Customs Officer Convicted by Federal Jury of Stealing Checks and Money Orders from International Mail Facility in Torrance
LOS ANGELES – A longtime U.S. Customs and Border Protection (CBP) officer has been convicted of federal charges for theft of mail from the International Mail Facility (IMF) in Torrance and arranging to have an accomplice deposit checks obtained from the stolen mail.
Carlos Canjura, 54, of Van Nuys, was convicted in federal court on Wednesday afternoon of all nine counts alleged in the superseding indictment, including conspiracy to commit bank fraud, bank fraud and possession of stolen mail.

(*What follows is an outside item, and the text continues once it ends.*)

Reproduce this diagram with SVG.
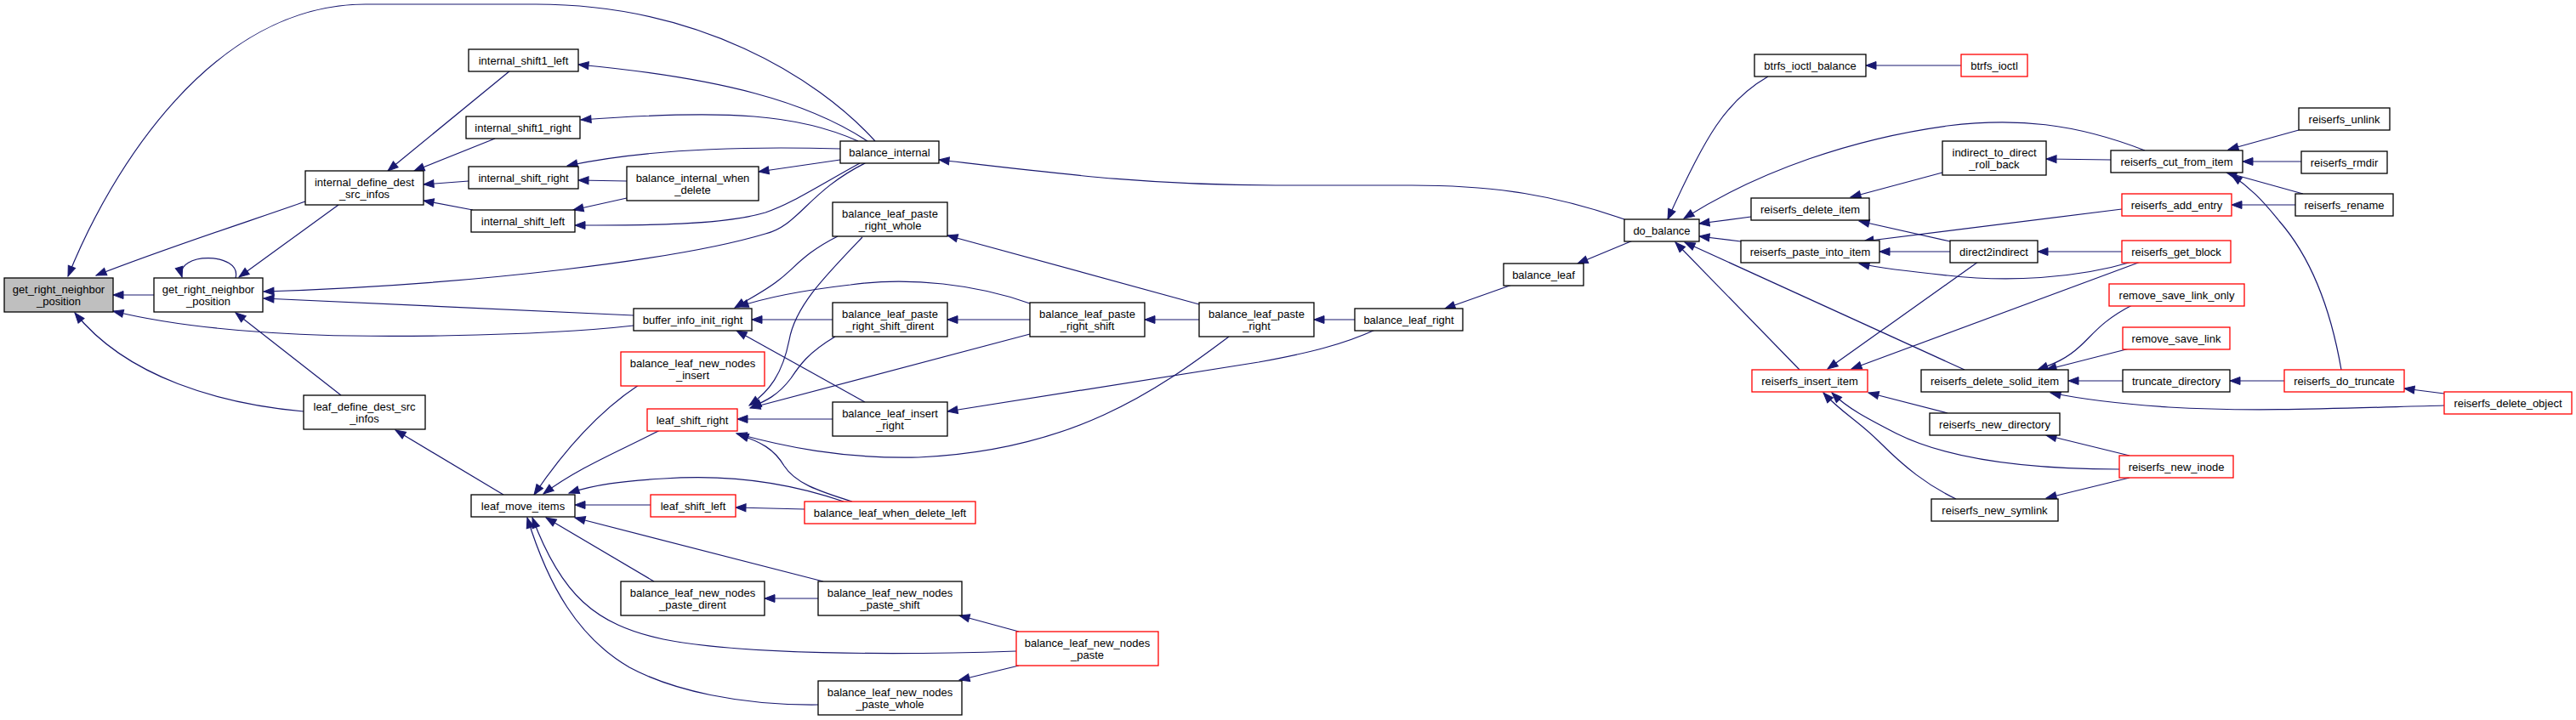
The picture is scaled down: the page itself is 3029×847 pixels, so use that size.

According to court records, Canjura was a CBP Officer assigned to the IMF, where his duties included examining mail and parcels coming into the United States for contraband, counterfeit goods, and possible fraudulent financial checks or credit cards. The IMF is operated by the United States Postal Service and serves as a location where international mail is processed by CBP officers and other personnel to ensure compliance with federal law before delivery to addresses in the United States.
During the three-day trial, federal prosecutors proved that the defendant stole personal checks, traveler's checks and money orders from international mail. Canjura then informed his co-conspirator about the stolen checks using messages with coded language like “centurions,” “troops,” “projects” and “cases” to refer to the checks. Canjura gave the stolen checks to his co-conspirator, who fraudulently endorsed the checks or altered them before depositing the checks at ATMs or through mobile phone applications. Canjura stole well over 100 checks with a cumulative value of at least $65,000.
“The public is entitled to use the mail system without fear that officials charged with safeguarding the mail are abusing it for their own benefit,” said United States Attorney Eileen M. Decker. “This defendant not only abused his position as a federal officer by stealing international mail, he also used the stolen mail in an elaborate scheme to defraud banks. In so doing, he violated the public trust he swore to serve.”
Canjura is scheduled to be sentenced on March 6 by United States District Judge Beverly Reid O’Connell. At sentencing, Canjura will face a statutory maximum sentence of 145 years.
The investigation of this case was conducted by the Federal Bureau of Investigation, which received assistance from U.S. Immigration and Customs Enforcement’s Office of Professional Responsibility and CBP’s Office of Professional Responsibility.
The case was prosecuted by Assistant United States Attorney Bryant Yang and Special Assistant United States Attorney Ashwin Janakiram of the General Crimes Section.